直近の令和2年の宅配便取扱個数をみてみると、その個数はなんと48億個もあり、一人が年間38回利用する計算になります。また10年前の平成22年と比較しても約50%増加しており、今や私たちの生活を支える社会インフラともいえるサービスとなっています。
※平成19年度にゆうパック(日本郵便)が対象となるなど、対象サービスが変化しているため、経年比較は注意が必要。
また、宅配便取扱個数の推移をみると、コロナウィルス感染拡大以前より宅配便貨物量は急増していたことがわかります。
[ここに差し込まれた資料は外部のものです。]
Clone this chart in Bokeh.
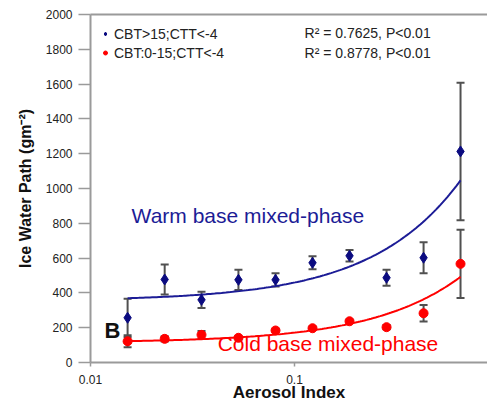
import numpy as np
from bokeh.plotting import figure
from bokeh.models import (ColumnDataSource, Whisker, TeeHead, FixedTicker, CustomJSTickFormatter,
                          Label, Legend, LegendItem, LinearAxis, Range1d)
from bokeh.embed import file_html
from bokeh.resources import INLINE

# ---- data ----
aerosol_index = [0.0152, 0.0231, 0.035, 0.0531, 0.0807, 0.1225, 0.186, 0.2825, 0.429, 0.651]
warm_iwp = [257, 477, 360, 475, 475, 573, 613, 487, 602, 1213]
warm_err = [110, 86, 47, 58, 38, 37, 33, 46, 89, 395]
cold_iwp = [122, 136, 159, 142, 184, 197, 237, 203, 283, 567]
cold_err = [35, 15, 22, 8, 8, 8, 8, 12, 47, 196]
warm_label = "CBT>15;CTT<-4"
cold_label = "CBT:0-15;CTT<-4"
warm_stats = "R\u00b2 = 0.7625, P<0.01"
cold_stats = "R\u00b2 = 0.8778, P<0.01"
y_ticks = list(range(0, 2001, 200))
x_ticks = [0.01, 0.1]

FONT = "Liberation Sans"
NAVY = "#0b0b80"
BLUE_LINE = "#1c1c96"
RED = "#ff0000"
AXIS_GRAY = "#9a9a9a"
ERR_GRAY = "#505050"

p = figure(width=487, height=404, x_axis_type="log",
           x_range=Range1d(0.01, 0.8826), y_range=Range1d(0, 2000),
           output_backend="svg", toolbar_location=None,
           min_border_left=90, min_border_right=0, min_border_top=14, min_border_bottom=42)
p.outline_line_color = None
p.xgrid.visible = False
p.ygrid.visible = False
p.background_fill_color = "white"
p.border_fill_color = "white"

# x axis (below)
xa = p.below[0]
xa.ticker = FixedTicker(ticks=x_ticks, minor_ticks=[])
xa.formatter = CustomJSTickFormatter(code="return String(Math.round(tick*1000)/1000);")
xa.axis_line_color = AXIS_GRAY
xa.axis_line_width = 2
xa.major_tick_line_color = AXIS_GRAY
xa.major_tick_line_width = 1.5
xa.major_tick_out = 4
xa.major_tick_in = 0
xa.minor_tick_line_color = None
xa.major_label_text_font = FONT
xa.major_label_text_font_size = "12px"
xa.major_label_text_color = "#222222"
xa.major_label_standoff = 8
xa.axis_label = "Aerosol Index"
xa.axis_label_text_font = FONT
xa.axis_label_text_font_style = "bold"
xa.axis_label_text_font_size = "17px"
xa.axis_label_text_color = "#111111"
xa.axis_label_standoff = -4

# top frame line
top_axis = LinearAxis(ticker=FixedTicker(ticks=[], minor_ticks=[]), axis_line_color=AXIS_GRAY,
                      axis_line_width=2, major_tick_line_color=None, minor_tick_line_color=None,
                      major_label_text_color=None, major_label_text_font_size="1px",
                      major_label_standoff=0)
p.add_layout(top_axis, "above")

# y axis
ya = p.left[0]
ya.ticker = FixedTicker(ticks=y_ticks)
ya.axis_line_color = AXIS_GRAY
ya.axis_line_width = 2
ya.major_tick_line_color = AXIS_GRAY
ya.major_tick_line_width = 1.5
ya.major_tick_out = 12
ya.major_tick_in = 0
ya.minor_tick_line_color = None
ya.major_label_text_font = FONT
ya.major_label_text_font_size = "12px"
ya.major_label_text_color = "#222222"
ya.major_label_standoff = 6
ya.axis_label = "Ice Water Path (gm\u207b\u00b2)"
ya.axis_label_text_font = FONT
ya.axis_label_text_font_style = "bold"
ya.axis_label_text_font_size = "16px"
ya.axis_label_text_color = "#111111"
ya.axis_label_standoff = 9

x = np.array(aerosol_index)
wy = np.array(warm_iwp, dtype=float)
we = np.array(warm_err, dtype=float)
cy = np.array(cold_iwp, dtype=float)
ce = np.array(cold_err, dtype=float)

# error bars
for yv, ev in ((wy, we), (cy, ce)):
    src = ColumnDataSource(dict(x=x, upper=yv + ev, lower=yv - ev))
    w = Whisker(base="x", upper="upper", lower="lower", source=src,
                line_color=ERR_GRAY, line_width=2, level="underlay",
                upper_head=TeeHead(size=8, line_color=ERR_GRAY, line_width=2),
                lower_head=TeeHead(size=8, line_color=ERR_GRAY, line_width=2))
    p.add_layout(w)

# linear trend lines (least squares on the data)
xs = np.geomspace(x.min(), x.max(), 150)
wb, wa = np.polyfit(x, wy, 1)
cb, ca = np.polyfit(x, cy, 1)
p.line(xs, wa + wb * xs, line_color=BLUE_LINE, line_width=2)
p.line(xs, ca + cb * xs, line_color=RED, line_width=2)

r_warm = p.scatter(x, wy, marker="diamond", size=11, fill_color=NAVY, line_color=NAVY)
r_cold = p.scatter(x, cy, marker="circle", size=9, fill_color=RED, line_color=RED)

legend = Legend(items=[LegendItem(label=warm_label, renderers=[r_warm]),
                       LegendItem(label=cold_label, renderers=[r_cold])],
                location="top_left", border_line_color=None, background_fill_alpha=0,
                margin=10, padding=0, glyph_width=10, glyph_height=19, label_standoff=4,
                spacing=0, label_text_font=FONT, label_text_font_size="14px",
                label_text_color="#222222", label_height=19)
p.add_layout(legend)

for yy, txt in ((1895, warm_stats), (1780, cold_stats)):
    p.add_layout(Label(x=0.112, y=yy, text=txt, text_font=FONT, text_font_size="14px",
                       text_color="#222222", text_baseline="middle"))

p.add_layout(Label(x=0.0159, y=845, text="Warm base mixed-phase", text_font=FONT,
                   text_font_size="21px", text_color=BLUE_LINE, text_baseline="middle"))
p.add_layout(Label(x=0.0420, y=109, text="Cold base mixed-phase", text_font=FONT,
                   text_font_size="21px", text_color=RED, text_baseline="middle"))
p.add_layout(Label(x=0.0128, y=184, text="B", text_font=FONT, text_font_size="22px",
                   text_font_style="bold", text_color="#111111",
                   text_align="center", text_baseline="middle"))

open("out.html", "w").write(file_html(p, INLINE))
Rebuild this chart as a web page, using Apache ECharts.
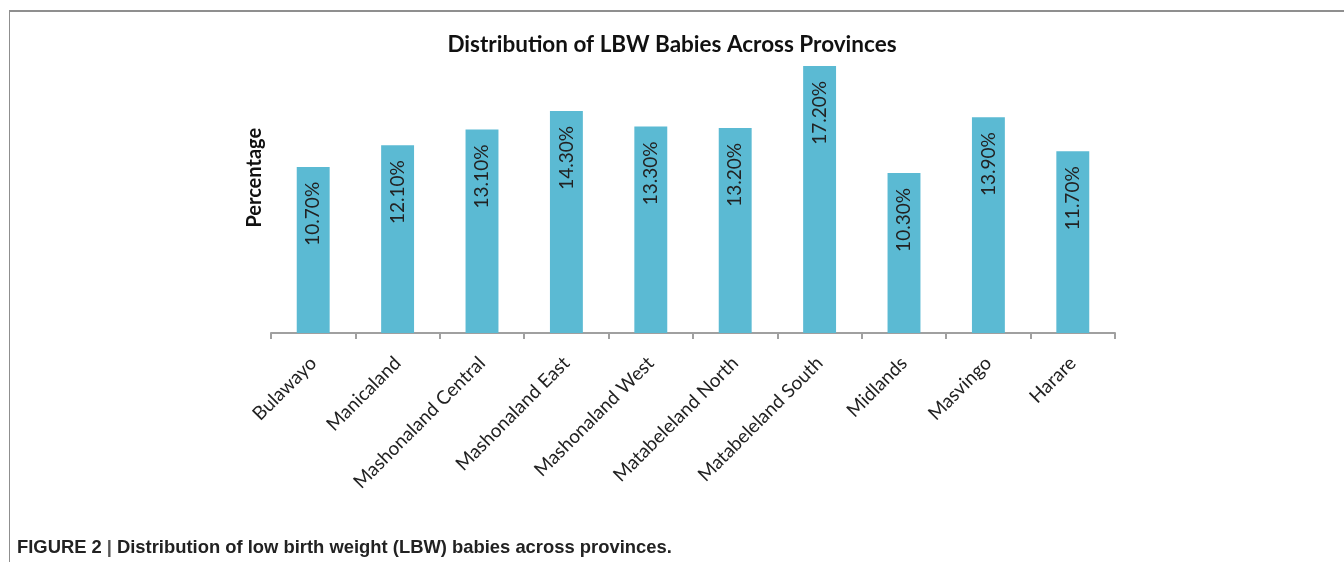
<!DOCTYPE html>
<html>
<head>
<meta charset="utf-8">
<script src="https://cdn.jsdelivr.net/npm/echarts@6/dist/echarts.min.js"></script>
<style>
  html, body { margin: 0; padding: 0; background: #fff; }
  #frame { position: absolute; left: 9px; top: 10px; width: 1400px; height: 600px;
           border-left: 1px solid #8f8f8f; border-top: 2px solid #8f8f8f; }
  #chart { position: absolute; left: 0; top: 0; width: 1344px; height: 562px; }
</style>
</head>
<body>
<div id="frame"></div>
<div id="chart"></div>
<script>
const provinces = [
  'Bulawayo', 'Manicaland', 'Mashonaland Central', 'Mashonaland East',
  'Mashonaland West', 'Matabeleland North', 'Matabeleland South',
  'Midlands', 'Masvingo', 'Harare'
]
const lbwPercent = [10.7, 12.1, 13.1, 14.3, 13.3, 13.2, 17.2, 10.3, 13.9, 11.7]

const chart = echarts.init(document.getElementById('chart'))

chart.setOption({
  animation: false,
  title: [
    {
      text: 'Distribution of LBW Babies Across Provinces',
      left: 'center',
      top: 28,
      textStyle: { fontFamily: 'Lato', fontWeight: 'bold', fontSize: 22.5, color: '#111' }
    },
    {
      text: '{b|FIGURE 2} {s||} {b|Distribution of low birth weight (LBW) babies across provinces}{n|.}',
      left: 12,
      top: 534,
      textStyle: {
        rich: {
          b: { fontFamily: 'Liberation Sans', fontWeight: 'bold', fontSize: 18.4, color: '#222' },
          s: { fontFamily: 'Liberation Sans', fontSize: 18.4, color: '#555' },
          n: { fontFamily: 'Liberation Sans', fontSize: 18.4, color: '#222' }
        }
      }
    }
  ],
  grid: {
    left: 271,
    right: 229,
    top: 22.5,
    bottom: 229
  },
  xAxis: {
    type: 'category',
    data: provinces,
    axisLine: { lineStyle: { color: '#a0a0a0', width: 2 } },
    axisTick: { show: true, length: 6, lineStyle: { color: '#a0a0a0', width: 2 } },
    axisLabel: {
      interval: 0,
      rotate: 45,
      margin: 27,
      fontFamily: 'Lato',
      fontSize: 19,
      color: '#222'
    }
  },
  yAxis: {
    type: 'value',
    min: 0,
    max: 20,
    name: 'Percentage',
    nameLocation: 'middle',
    nameRotate: 90,
    nameGap: 6,
    nameTextStyle: { fontFamily: 'Lato', fontWeight: 'bold', fontSize: 20, color: '#111' },
    axisLine: { show: false },
    axisTick: { show: false },
    axisLabel: { show: false },
    splitLine: { show: false }
  },
  series: [
    {
      type: 'bar',
      data: lbwPercent,
      barWidth: '39%',
      itemStyle: { color: '#5bbad3' },
      label: {
        show: true,
        position: 'insideTop',
        rotate: 90,
        align: 'right',
        verticalAlign: 'middle',
        distance: 15,
        fontFamily: 'Lato',
        fontSize: 19,
        color: '#222',
        formatter: p => p.value.toFixed(2) + '%'
      }
    }
  ]
})
</script>
</body>
</html>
そして、更にコロナウィルス感染拡大による巣ごもり需要が合わさり、令和2年度の宅配便貨物の取扱個数は前年度比12%増と急激に増加していることがわかります。
出典:国土交通省 宅配便等取扱個数の調査
本データは、宅配便取扱個数の総数だけではなく、大手の宅配事業者各社の取扱個数も確認することができます。
■新たな活用の可能性
今回は、新型コロナ禍の宅配便取扱個数に関する調査を紹介しました。
物流に関する情報はそれ自体が企業戦略に直結するため、なかなか入手することが困難なデータなのですが、本データは行政が先導し各社の保有するデータを統合し公表している面白いデータかと思います。
このデータを用いて、直接何かに活用することは難しいかもしれませんが、今後このデータが地方別や都道府県別になるだけでも活用の幅が広がると考えます。
このように、行政が各企業のデータを統合するような統計が増えていくことを期待します。